Brighton’s Lanes are famous at least country-wide, but it is little known that the Lanes and the North Laine are two distinct shopping areas, with entirely different atmospheres. In the Lanes proper, chic boutiques rub shoulders with swanky restaurants and you’ll find a plethora of little jewellery shops, featuring a range of styles from classic antiques and vintage gems to handmade, bespoke pieces. In another artisan vein, hand-crafted macarons tempt in all their pastel glory at Julien Plumart and the most impressively sculpted chocolate creations you will likely ever see are on show at TV-famous Choccywoccydoodah. To ensure you leave feeling rightly regal, stop into Pecksniffs to create your very own signature fragrance.
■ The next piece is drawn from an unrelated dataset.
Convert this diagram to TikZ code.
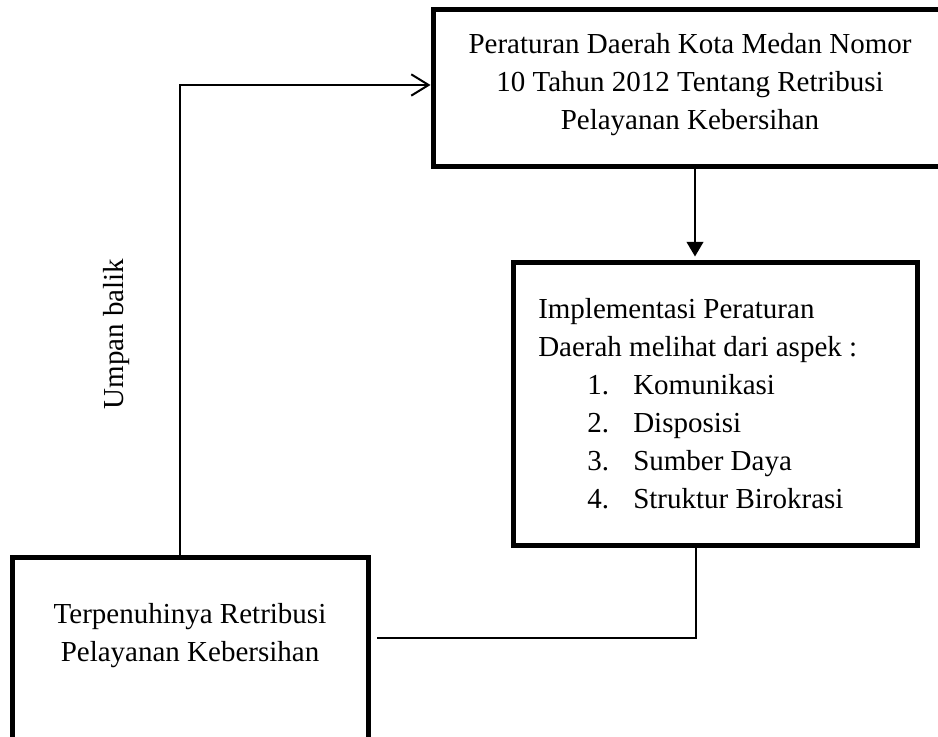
\documentclass[tikz,border=0pt]{standalone}
\usepackage{fontspec}
\setmainfont{Liberation Serif}
\usetikzlibrary{arrows.meta,fit,calc}
\begin{document}
\begin{tikzpicture}[x=0.75pt,y=-0.75pt,
  box/.style={draw,line width=3.75pt,inner sep=0pt,rectangle},
  txt/.style={font=\fontsize{21.75}{28.5}\selectfont,inner sep=0pt},
  conn/.style={line width=1.5pt}]
\useasboundingbox (0,0) rectangle (938,737);
\clip (0,0) rectangle (938,737);
\node[box,fit={(433,10) (975,167)}] (b1) {};
\node[box,fit={(513,263) (917,545)}] (b2) {};
\node[box,fit={(12,557) (368,790)}] (b3) {};
\node[txt,align=center] (t1) at (690,85) {Peraturan Daerah Kota Medan Nomor\\10 Tahun 2012 Tentang Retribusi\\Pelayanan Kebersihan};
\node[txt,align=left,anchor=west] (t2) at (538,404) {Implementasi Peraturan\\Daerah melihat dari aspek :\\
\hspace*{36.75pt}\makebox[34.5pt][l]{1.}Komunikasi\\
\hspace*{36.75pt}\makebox[34.5pt][l]{2.}Disposisi\\
\hspace*{36.75pt}\makebox[34.5pt][l]{3.}Sumber Daya\\
\hspace*{36.75pt}\makebox[34.5pt][l]{4.}Struktur Birokrasi};
\node[txt,align=center] (t3) at (190,636) {Terpenuhinya Retribusi\\Pelayanan Kebersihan};
\node[txt,rotate=90] (lbl) at (117,334) {Umpan balik};
\draw[conn,-{Triangle[length=11pt,width=12.5pt]},shorten >=3pt] (695,0 |- b1.south) -- (695,0 |- b2.north);
\draw[conn,shorten >=4.5pt] (696,0 |- b2.south) |- (b3.east |- 0,638);
\draw[conn,-{Straight Barb[length=13pt,width=16pt]}] (180,0 |- b3.north) |- (b1.west |- 0,85);
\end{tikzpicture}
\end{document}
The North Laine is the beating heart of all things bohemian, hip and socially-conscious in Brighton – think vegetarian shoe shops, graphic novel stores and everything in between. One of the highlights here is undoubtedly the veritable labyrinth that is Snoopers Paradise, which literally overflows with vintage treasures, from black and white photos to 70s lamps and ancient cameras to collectables. Among the myriad other shops, Bert’s Homestore’s kitschy kitchen-ware is quite tempting for homemakers, Two Feathers sells exquisite Native American Jewellery, the Spice Shop stocks every form of chilli under the sun and Peacheyboo holds artistically-designed, unisex children’s wear – we told you there was a bit of everything!
Sights to see
A day in Brighton would undoubtedly be incomplete without a trip to the historic pier and breezy pebbled beach. Rickety planks and marginally unkempt appearance aside, the pier’s charm permeates and brings visitors back to a simpler time. Try your luck on the claw machine or bash your pals about on the bumper cars, before taking a walk along the beach to admire the eerie collapsed West Pier with an ice cream in hand (keep your eye out for sneaky seagulls!).
The Royal Pavilion creates another iconic shape on Brighton’s skyline and has verdant gardens rife for wandering if you’re hunting for ways to pass the time. An impressive Grade I-listed royal residence whose construction began in 1787 in the Mughal-Gothic style of Indian palaces, this impressive creation is often humorously referred to as the Taj Mahal by locals.
If you have a few days and feel the need to escape from the bustle of Brighton, why not don your hiking boots and set off for a bracing walk in the South Downs, right on the city’s doorstep. The chalk cliffs of Eastbourne’s Beachy Head make for a wonderful walk, with views over the Channel and up the stripy cylinder of Beachy Head Lighthouse. On the western side of the city, Devil’s Dyke valley offers trails for all hikers and spanning vistas all the way out to sea.